Les styles architecturaux de l'outre-mer
Publication : Vietnam, à travers l'architecture coloniale,
d'Arnauld Le Brusq, photographies de Léonard de Selva.
Editions de l'Amateur, 240 p., 300 illustrations, 390 F (59,46
euros).
De la conquête, dans les années 1860, à la déclaration
d'indépendance par Ho Chi Minh, en 1945, la colonisation française
dans la péninsule indochinoise a laissé un patrimoine architectural et
urbain important. Partis trois mois au Vietnam en 1993 avec le projet
d'en établir l'inventaire et d'ouvrir les archives, l'historien d'art Arnauld
Le Brusq et le photographe Léonard de Selva publient, six ans après
leur enquête, un panorama du domaine bâti, de ses formes et de ses
ambitions, et un récit documenté du projet colonial et de sa
réalisation.
Passé trop proche et trop douloureux, l'histoire des colonies a été
longtemps écartée du champ des recherches, même dans ses
aspects les moins négatifs. Il a fallu attendre les années 90 pour voir
paraître les études dirigées par Jean-Louis Cohen et Monique Eleb
sur l'architecture moderne au Maroc et notamment à Casablanca.
Quant au travail d'enquête intitulé Vietnam, à travers l'architecture
coloniale, titre du livre qui paraît aujourd'hui, il a fait l'objet d'une thèse
soutenue en juin 1999 par Arnauld Le Brusq, ancien élève de
François Loyer, historien de l'architecture du XXe siècle.

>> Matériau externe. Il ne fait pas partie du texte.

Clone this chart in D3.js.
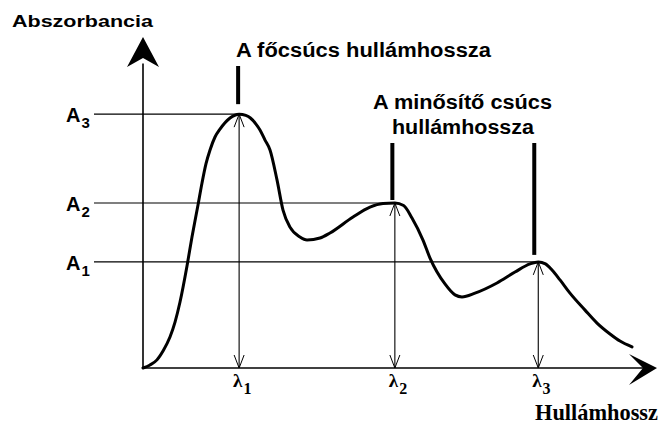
<!DOCTYPE html>
<html>
<head>
<meta charset="utf-8">
<script src="https://cdn.jsdelivr.net/npm/d3@7"></script>
<style>
  html, body { margin: 0; padding: 0; background: #fff; }
  svg { display: block; }
</style>
</head>
<body>
<svg id="chart" width="661" height="432"></svg>
<script>
// Spectrum sample: wavelength (arbitrary units) and absorbance
const wavelength = [0, 1.36, 2.72, 3.89, 5.25, 6.23, 7.2, 8.56, 9.53, 10.7, 11.48, 12.26, 13.04, 14.01, 14.98, 16.93, 18.7, 20.0, 20.9, 21.98, 22.76, 23.74, 24.71, 26.07, 27.24, 28.6, 30.54, 31.91, 34.44, 36.38, 40.86, 44.16, 46.69, 49.0, 50.7, 52.33, 54.47, 55.84, 58.75, 60.7, 62.06, 64.59, 68.87, 72.37, 75.29, 76.9, 78.3, 79.57, 81.13, 83.07, 86.0, 88.33, 90.86, 92.8, 95.14];
const absorbance = [0, 0.012, 0.032, 0.067, 0.122, 0.181, 0.26, 0.402, 0.516, 0.642, 0.729, 0.805, 0.859, 0.91, 0.941, 0.985, 1.0, 0.995, 0.985, 0.961, 0.938, 0.898, 0.859, 0.741, 0.622, 0.555, 0.516, 0.504, 0.512, 0.532, 0.595, 0.634, 0.648, 0.65, 0.64, 0.591, 0.504, 0.433, 0.331, 0.288, 0.28, 0.295, 0.335, 0.378, 0.41, 0.418, 0.41, 0.386, 0.347, 0.295, 0.228, 0.177, 0.134, 0.106, 0.083];

// Reference levels and peak positions
const peakLabels = ["1", "2", "3"];
const peakWavelength = [18.7, 49.0, 76.9];
const levelLabels = ["1", "2", "3"];
const levelAbsorbance = [0.418, 0.65, 1.0];   // A1 (at λ3), A2 (at λ2), A3 (at λ1)

const axisTitleY = "Abszorbancia";
const axisTitleX = "Hullámhossz";
const mainPeakTitle = "A főcsúcs hullámhossza";
const qualifierTitle = ["A minősítő csúcs", "hullámhossza"];

const svg = d3.select("#chart");
const x = d3.scaleLinear().domain([0, 100]).range([143, 657]);
const y = d3.scaleLinear().domain([0, 1.3]).range([368, 38]);

const ink = "#000";
const sans = "'Liberation Sans', Arial, Helvetica, sans-serif";
const serif = "'Liberation Serif', 'Times New Roman', serif";

// Guide lines from the level labels to the peaks, with drop arrows to the axis
const guides = [
  { level: levelAbsorbance[2], at: peakWavelength[0], label: levelLabels[2] },
  { level: levelAbsorbance[1], at: peakWavelength[1], label: levelLabels[1] },
  { level: levelAbsorbance[0], at: peakWavelength[2], label: levelLabels[0] }
];
const gGuide = svg.append("g");
const head = d3.line();
guides.forEach(d => {
  gGuide.append("line")
    .attr("x1", 94).attr("x2", x(d.at))
    .attr("y1", y(d.level)).attr("y2", y(d.level))
    .attr("stroke", ink).attr("stroke-width", 1.2);
  const t = gGuide.append("text")
    .attr("x", 66).attr("y", y(d.level) + 8)
    .attr("font-family", sans).attr("font-weight", "bold")
    .attr("font-size", 20).attr("fill", ink);
  t.append("tspan").text("A");
  t.append("tspan").attr("font-size", 15).attr("dx", 1).attr("dy", 6).text(d.label);

  const px = x(d.at), top = y(d.level), bottom = y(0);
  gGuide.append("line")
    .attr("x1", px).attr("x2", px).attr("y1", top).attr("y2", bottom)
    .attr("stroke", ink).attr("stroke-width", 1.1);
  gGuide.append("path")
    .attr("d", head([[px - 5, top + 13], [px, top], [px + 5, top + 13]]))
    .attr("fill", "none").attr("stroke", ink).attr("stroke-width", 1);
  gGuide.append("path")
    .attr("d", head([[px - 5, bottom - 13], [px, bottom], [px + 5, bottom - 13]]))
    .attr("fill", "none").attr("stroke", ink).attr("stroke-width", 1);
});

// Axes
const gAxis = svg.append("g");
gAxis.append("line")
  .attr("x1", x(0)).attr("x2", x(0)).attr("y1", y(0)).attr("y2", y(1.2))
  .attr("stroke", ink).attr("stroke-width", 1.6);
gAxis.append("line")
  .attr("x1", x(0)).attr("x2", x(97.5)).attr("y1", y(0)).attr("y2", y(0))
  .attr("stroke", ink).attr("stroke-width", 1.6);

// Filled arrowheads at the axis ends
const x0 = x(0);
gAxis.append("path")
  .attr("d", d3.line()([[x0, 37], [x0 + 16, 67], [x0, 58], [x0 - 16, 67]]) + "Z")
  .attr("fill", ink);
const xEnd = x(100), y0 = y(0);
gAxis.append("path")
  .attr("d", d3.line()([[xEnd, y0], [xEnd - 28, y0 + 17], [xEnd - 14, y0], [xEnd - 28, y0 - 14]]) + "Z")
  .attr("fill", ink);

// Spectrum curve
const spectrum = d3.zip(wavelength, absorbance);
svg.append("path")
  .datum(spectrum)
  .attr("d", d3.line().x(d => x(d[0])).y(d => y(d[1])).curve(d3.curveMonotoneX))
  .attr("fill", "none").attr("stroke", ink).attr("stroke-width", 3)
  .attr("stroke-linecap", "round").attr("stroke-linejoin", "round");

// Thick marker bars above the peaks
const markers = [
  { at: peakWavelength[0], dx: -1, y1: 66, y2: y(levelAbsorbance[2]) - 10 },
  { at: peakWavelength[1], dx: -2.5, y1: 143, y2: y(levelAbsorbance[1]) - 3 },
  { at: peakWavelength[2], dx: -4, y1: 143, y2: y(levelAbsorbance[0]) - 7 }
];
markers.forEach(m => {
  svg.append("line")
    .attr("x1", x(m.at) + m.dx).attr("x2", x(m.at) + m.dx)
    .attr("y1", m.y1).attr("y2", m.y2)
    .attr("stroke", ink).attr("stroke-width", 4);
});

// Wavelength labels
peakWavelength.forEach((w, i) => {
  const t = svg.append("text")
    .attr("x", x(w) - 6).attr("y", 387)
    .attr("font-family", serif).attr("font-weight", "bold")
    .attr("font-size", 19).attr("fill", ink);
  t.append("tspan").text("λ");
  t.append("tspan").attr("font-size", 16).attr("dx", 1).attr("dy", 7).text(peakLabels[i]);
});

// Titles
svg.append("text")
  .attr("x", 12).attr("y", 27)
  .attr("font-family", sans).attr("font-weight", "bold").attr("font-size", 17)
  .attr("textLength", 141).attr("lengthAdjust", "spacingAndGlyphs")
  .attr("fill", ink).text(axisTitleY);

svg.append("text")
  .attr("x", 236).attr("y", 57)
  .attr("font-family", sans).attr("font-weight", "bold").attr("font-size", 20)
  .attr("textLength", 255).attr("lengthAdjust", "spacingAndGlyphs")
  .attr("fill", ink).text(mainPeakTitle);

svg.append("text")
  .attr("x", 373).attr("y", 109)
  .attr("font-family", sans).attr("font-weight", "bold").attr("font-size", 20)
  .attr("textLength", 179).attr("lengthAdjust", "spacingAndGlyphs")
  .attr("fill", ink).text(qualifierTitle[0]);
svg.append("text")
  .attr("x", 392).attr("y", 134)
  .attr("font-family", sans).attr("font-weight", "bold").attr("font-size", 20)
  .attr("textLength", 142).attr("lengthAdjust", "spacingAndGlyphs")
  .attr("fill", ink).text(qualifierTitle[1]);

svg.append("text")
  .attr("x", 535).attr("y", 420)
  .attr("font-family", serif).attr("font-weight", "bold").attr("font-size", 23)
  .attr("textLength", 123).attr("lengthAdjust", "spacingAndGlyphs")
  .attr("fill", ink).text(axisTitleX);
</script>
</body>
</html>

Au-delà du
propos architectural et de l'étude des modèles exportés par le
Second Empire puis par les Républiques successives, c'est un
panorama des mentalités de cette armée de bâtisseurs qui est
proposé et illustré par de nombreux récits, discours prononcés, ou
mémoires rédigées par les acteurs de cette histoire.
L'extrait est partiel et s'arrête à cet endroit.